- **Goal of the exercise**: Extract, exactly, the lines from the line containing "Output the Python script that produces this picture with Plotly." to the line containing "def py(y): return (B - y) / (B - T)", with both lines included and any pictures left out.

Records with drawing code:

---*---

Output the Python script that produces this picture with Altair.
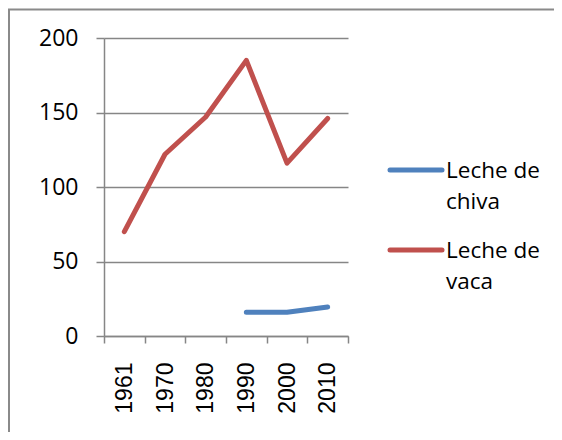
import altair as alt
import pandas as pd

years = ["1961", "1970", "1980", "1990", "2000", "2010"]
vaca = [70, 122, 147, 185, 116, 146]
chiva = [None, None, None, 16, 16, 19.5]
series_names = ["Leche de chiva", "Leche de vaca"]
series_colors = ["#4F81BD", "#C0504D"]
legend_lines = ["Leche de\nchiva", "Leche de\nvaca"]
y_ticks = [0, 50, 100, 150, 200]

rows = []
for y, v in zip(years, chiva):
    rows.append({"year": y, "value": v, "series": series_names[0]})
for y, v in zip(years, vaca):
    rows.append({"year": y, "value": v, "series": series_names[1]})
df = pd.DataFrame(rows)

color_scale = alt.Scale(domain=series_names, range=series_colors)
GRID = "#868686"

border = alt.Chart(pd.DataFrame({"a": [0]})).mark_rect(
    fill=None, stroke="#8a8a8a", strokeWidth=2
).encode(
    x=alt.value(-95), x2=alt.value(600), y=alt.value(-28.5), y2=alt.value(600)
)

lines = alt.Chart(df).mark_line(strokeWidth=5, strokeCap="round", strokeJoin="round").encode(
    x=alt.X("year:O", sort=years, bandPosition=0.5,
            scale=alt.Scale(type="band", paddingInner=0, paddingOuter=0),
            axis=alt.Axis(title=None, labelAngle=270, labelAlign="right", labelBaseline="middle",
                          tickBand="extent", tickSize=7, tickColor=GRID, domainColor=GRID,
                          domainWidth=1.5, tickWidth=1.5,
                          labelFont="Liberation Sans", labelFontSize=23, labelColor="#000000",
                          labelPadding=19, grid=False)),
    y=alt.Y("value:Q", scale=alt.Scale(domain=[0, 200], nice=False),
            axis=alt.Axis(title=None, values=y_ticks, tickSize=8, tickColor=GRID,
                          domainColor=GRID, domainWidth=1.5, tickWidth=1.5,
                          grid=True, gridColor=GRID, gridWidth=1.5,
                          labelFont="Open Sans", labelFontSize=23, labelColor="#000000",
                          labelPadding=18)),
    color=alt.Color("series:N", scale=color_scale, legend=None),
    detail="series:N",
)

layers = [border, lines]
legend_y = [132, 212]
for name, txt, ly in zip(series_names, legend_lines, legend_y):
    ldf = pd.DataFrame({"series": [name], "label": [txt]})
    sym = alt.Chart(ldf).mark_rule(strokeWidth=5, strokeCap="round").encode(
        x=alt.value(286), x2=alt.value(338), y=alt.value(ly),
        color=alt.Color("series:N", scale=color_scale, legend=None),
    )
    lab = alt.Chart(ldf).mark_text(
        align="left", baseline="alphabetic", font="Open Sans", fontSize=22.5,
        lineBreak="\n", lineHeight=31, color="#000000"
    ).encode(x=alt.value(342), y=alt.value(ly + 8), text="label:N")
    layers += [sym, lab]

chart = alt.layer(*layers).properties(
    width=244, height=298,
    autosize=alt.AutoSizeParams(type="none"),
    padding={"left": 96, "top": 30, "right": 206, "bottom": 96},
    background="white",
).configure_view(stroke=None)

chart.save("out.html", embed_options={"renderer": "svg", "actions": False})
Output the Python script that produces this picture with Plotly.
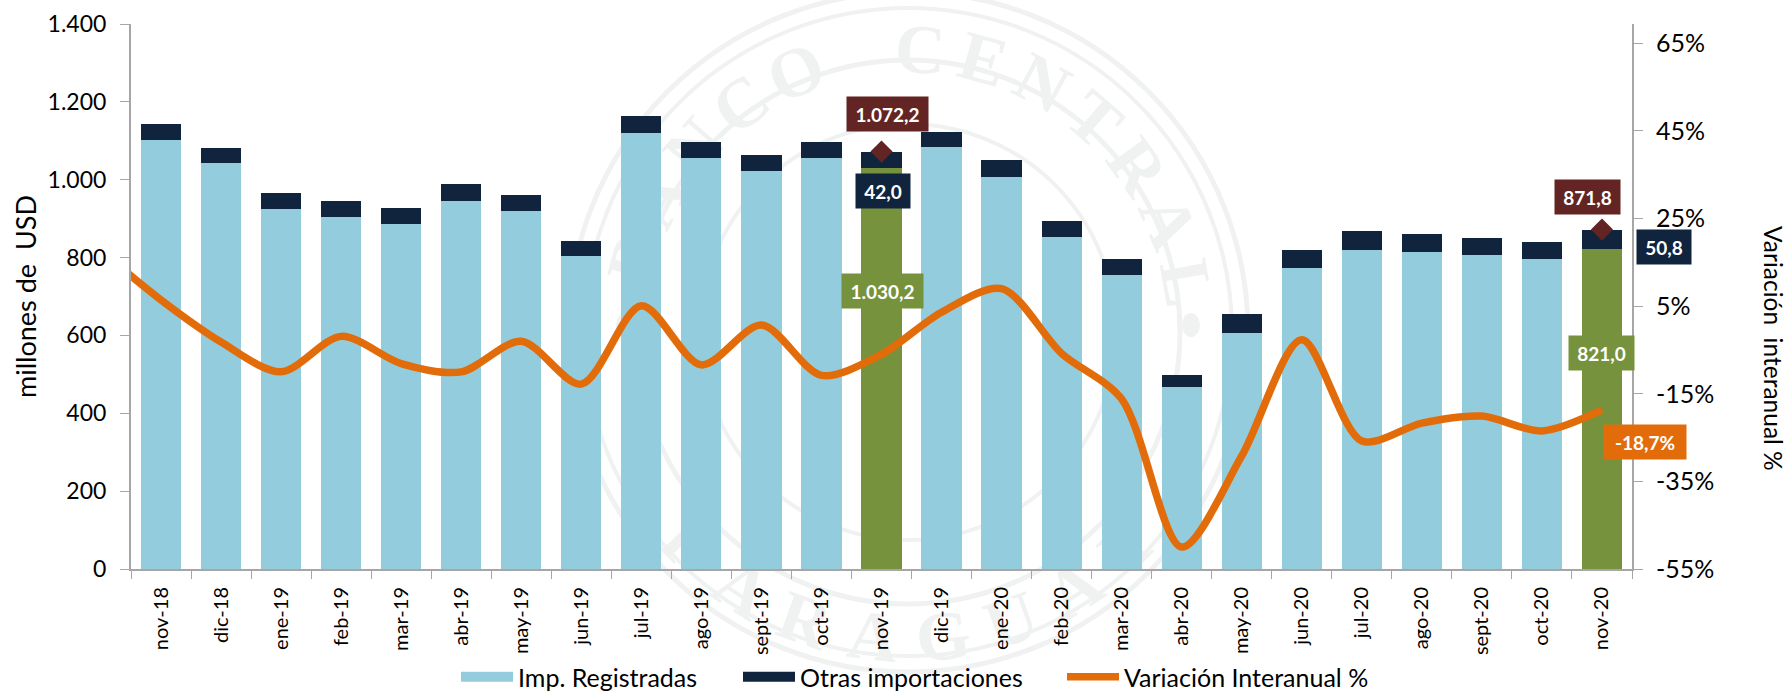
import math
import plotly.graph_objects as go

categories = ["nov-18","dic-18","ene-19","feb-19","mar-19","abr-19","may-19","jun-19","jul-19","ago-19","sept-19","oct-19",
              "nov-19","dic-19","ene-20","feb-20","mar-20","abr-20","may-20","jun-20","jul-20","ago-20","sept-20","oct-20","nov-20"]
registradas = [1103,1043,925,905,885,946,920,805,1120,1056,1022,1055,1030.2,1084,1008,853,754,467,607,772,820,814,806,796,821.0]
otras = [40,39,42,40,42,42,40,38,43,42,41,41,42.0,39,42,42,42,32,49,48,47,46,45,44,50.8]
# The curve runs in from a month before the first bar, clipped at the axis.
variacion_x = [-1,0,1,2,3,4,5,6,7,8,9,10,11,12,13,14,15,16,17,18,19,20,21,22,23,24]
variacion = [17.6,6.4,-3.2,-10,-1.9,-8.1,-10,-3,-12.8,5.1,-8.4,0.7,-10.8,-6,3.6,9,-5.8,-16.2,-50,-29.2,-2.7,-25.8,-21.7,-20.1,-23.5,-18.7]
highlight = ["nov-19","nov-20"]
left_ticks = [0,200,400,600,800,1000,1200,1400]
left_labels = ["0","200","400","600","800","1.000","1.200","1.400"]
right_ticks = [-55,-35,-15,5,25,45,65]
right_labels = ["-55%","-35%","-15%","5%","25%","45%","65%"]
seal_top = "BANCO CENTRAL"
seal_bottom = "PARAGUAY"

BLUE, NAVY, GREEN, WINE, ORANGE = "#93CDDD", "#10243E", "#76923C", "#632523", "#E36C0A"
AXIS = "#A6A6A6"
FONT = "Lato, 'Open Sans', sans-serif"
SEAL = "#EFF2F1"
W, H, L, R, T, B = 1788, 693, 131, 1632, 24, 569

def px(x): return (x - L) / (R - L)
def py(y): return (B - y) / (B - T)

totals = [a + b for a, b in zip(registradas, otras)]
idx = [categories.index(c) for c in highlight]
fig = go.Figure()
fig.add_bar(x=categories, y=registradas, name="Imp. Registradas", showlegend=False,
            marker=dict(color=[GREEN if c in highlight else BLUE for c in categories], line_width=0))
fig.add_bar(x=categories, y=otras, name="Otras importaciones", showlegend=False, marker=dict(color=NAVY, line_width=0))
fig.add_scatter(x=variacion_x, y=variacion, name="Variación Interanual %", mode="lines", xaxis="x2", yaxis="y2",
                line=dict(color=ORANGE, width=7.5, shape="spline", smoothing=0.85), cliponaxis=True, legend="legend3")
fig.add_scatter(x=[categories[i] for i in idx], y=[totals[i] for i in idx], mode="markers", showlegend=False,
                marker=dict(symbol="diamond", size=17, color=WINE))
# Legend keys: wide blocks like the reference's
fig.add_scatter(x=[None], y=[None], mode="lines", name="Imp. Registradas", line=dict(color=BLUE, width=14), legend="legend")
fig.add_scatter(x=[None], y=[None], mode="lines", name="Otras importaciones", line=dict(color=NAVY, width=14), legend="legend2")

# Watermark seal, drawn under the marks
shapes = []
CX, CY = 908, 332
for r, w in [(340, 5), (324, 4), (272, 5), (208, 4)]:
    shapes.append(dict(type="circle", xref="paper", yref="paper", layer="below",
                       x0=px(CX - r), x1=px(CX + r), y0=py(CY + r), y1=py(CY - r),
                       line=dict(color=SEAL, width=w)))
for sx in (1, -1):
    x, y = CX + sx * 283, 325
    shapes.append(dict(type="circle", xref="paper", yref="paper", layer="below", x0=px(x - 9), x1=px(x + 9),
                       y0=py(y + 12), y1=py(y - 12), fillcolor=SEAL, line_width=0))
def letters(text, a0, a1, radius, bottom):
    out = []
    n = len(text)
    for i, ch in enumerate(text):
        if ch == " ":
            continue
        a = a0 + (a1 - a0) * i / (n - 1)
        x = CX + radius * math.sin(math.radians(a))
        y = CY + radius * math.cos(math.radians(a)) if bottom else CY - radius * math.cos(math.radians(a))
        rot = -a if bottom else a
        out.append(dict(type="rect", xref="paper", yref="paper", layer="below",
                        x0=px(x - 30), x1=px(x + 30), y0=py(y + 30), y1=py(y - 30), line_width=0,
                        label=dict(text=f"<b>{ch}</b>", textangle=rot, textposition="middle center",
                                   font=dict(family="Liberation Serif, serif", size=70, color=SEAL))))
    return out
shapes += letters(seal_top, -75, 80, 291, False)
shapes += letters(seal_bottom, -46, 46, 298, True)

def box(x, y, text, color, w, xshift=0, yshift=0, yref="y"):
    fig.add_annotation(x=x, y=y, xref="x", yref=yref, text=f"<b>{text}</b>", showarrow=False, bgcolor=color,
                       width=w, height=30, borderpad=2, xshift=xshift, yshift=yshift,
                       font=dict(family=FONT, size=19, color="white"))

box("nov-19", totals[12], "1.072,2", WINE, 77, 6, 37.6)
box("nov-19", registradas[12], "42,0", NAVY, 50, 1, -23)
box("nov-19", registradas[12], "1.030,2", GREEN, 77, 1, -123)
box("nov-20", totals[24], "871,8", WINE, 61, -14, 32.6)
box("nov-20", totals[24], "50,8", NAVY, 50, 62, -17.4)
box("nov-20", registradas[24], "821,0", GREEN, 61, 0, -103.6)
box("nov-20", variacion[-1], "-18,7%", ORANGE, 78, 43, -32, yref="y2")
fig.add_annotation(x=px(1774), y=py(348), xref="paper", yref="paper", xanchor="center", yanchor="middle",
                   text="Variación\u00a0\u00a0interanual %", textangle=90,
                   showarrow=False, font=dict(family=FONT, size=24.5, color="black"))

def legend_at(x):
    return dict(orientation="h", x=x / W, xanchor="left", xref="container", y=1 - 677 / H, yanchor="middle", yref="container",
                font=dict(size=25), bgcolor="rgba(0,0,0,0)", itemwidth=52, tracegroupgap=0)

fig.update_layout(
    width=W, height=H, autosize=False, barmode="stack", bargap=0.33,
    margin=dict(l=L, r=W - R, t=T, b=H - B, autoexpand=False), paper_bgcolor="white", plot_bgcolor="rgba(0,0,0,0)",
    font=dict(family=FONT, color="black"), shapes=shapes,
    xaxis=dict(type="category", categoryorder="array", categoryarray=categories, tickson="boundaries", ticks="outside",
               ticklen=8, tickcolor=AXIS, tickwidth=1, tickangle=-90, tickfont=dict(size=20), ticklabelstandoff=8,
               showline=True, linecolor=AXIS, linewidth=2, showgrid=False, range=[-0.5, 24.5]),
    xaxis2=dict(overlaying="x", range=[-0.5, 24.5], visible=False, showgrid=False),
    yaxis=dict(range=[0, 1400], tickvals=left_ticks, ticktext=left_labels, ticks="outside", ticklen=9, tickcolor=AXIS,
               tickwidth=1, tickfont=dict(size=23), ticklabelstandoff=9, showline=True, linecolor=AXIS, linewidth=2,
               showgrid=False, zeroline=False,
               title=dict(text="millones de\u00a0\u00a0USD\u00a0\u00a0\u00a0\u00a0\u00a0", font=dict(size=27), standoff=3)),
    yaxis2=dict(overlaying="y", side="right", range=[-55, 69.4], tickvals=right_ticks, ticktext=right_labels,
                ticks="outside", ticklen=9, tickcolor=AXIS, tickwidth=1, tickfont=dict(size=25), ticklabelstandoff=8, showline=True,
                linecolor=AXIS, linewidth=2, showgrid=False, zeroline=False),
    legend=legend_at(456), legend2=legend_at(738), legend3=legend_at(1062),
)
fig.write_html("out.html", post_script="document.body.style.margin='0';", config={"displayModeBar": False})
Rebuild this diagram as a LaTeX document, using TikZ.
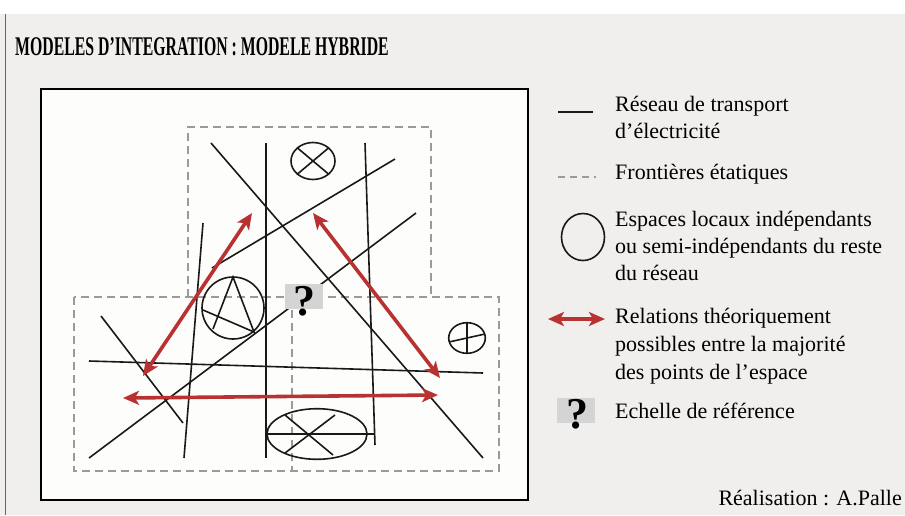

---*---

- **Response to this exercise**:
Output the Python script that produces this picture with Plotly.
import math
import plotly.graph_objects as go

categories = ["nov-18","dic-18","ene-19","feb-19","mar-19","abr-19","may-19","jun-19","jul-19","ago-19","sept-19","oct-19",
              "nov-19","dic-19","ene-20","feb-20","mar-20","abr-20","may-20","jun-20","jul-20","ago-20","sept-20","oct-20","nov-20"]
registradas = [1103,1043,925,905,885,946,920,805,1120,1056,1022,1055,1030.2,1084,1008,853,754,467,607,772,820,814,806,796,821.0]
otras = [40,39,42,40,42,42,40,38,43,42,41,41,42.0,39,42,42,42,32,49,48,47,46,45,44,50.8]
# The curve runs in from a month before the first bar, clipped at the axis.
variacion_x = [-1,0,1,2,3,4,5,6,7,8,9,10,11,12,13,14,15,16,17,18,19,20,21,22,23,24]
variacion = [17.6,6.4,-3.2,-10,-1.9,-8.1,-10,-3,-12.8,5.1,-8.4,0.7,-10.8,-6,3.6,9,-5.8,-16.2,-50,-29.2,-2.7,-25.8,-21.7,-20.1,-23.5,-18.7]
highlight = ["nov-19","nov-20"]
left_ticks = [0,200,400,600,800,1000,1200,1400]
left_labels = ["0","200","400","600","800","1.000","1.200","1.400"]
right_ticks = [-55,-35,-15,5,25,45,65]
right_labels = ["-55%","-35%","-15%","5%","25%","45%","65%"]
seal_top = "BANCO CENTRAL"
seal_bottom = "PARAGUAY"

BLUE, NAVY, GREEN, WINE, ORANGE = "#93CDDD", "#10243E", "#76923C", "#632523", "#E36C0A"
AXIS = "#A6A6A6"
FONT = "Lato, 'Open Sans', sans-serif"
SEAL = "#EFF2F1"
W, H, L, R, T, B = 1788, 693, 131, 1632, 24, 569

def px(x): return (x - L) / (R - L)
def py(y): return (B - y) / (B - T)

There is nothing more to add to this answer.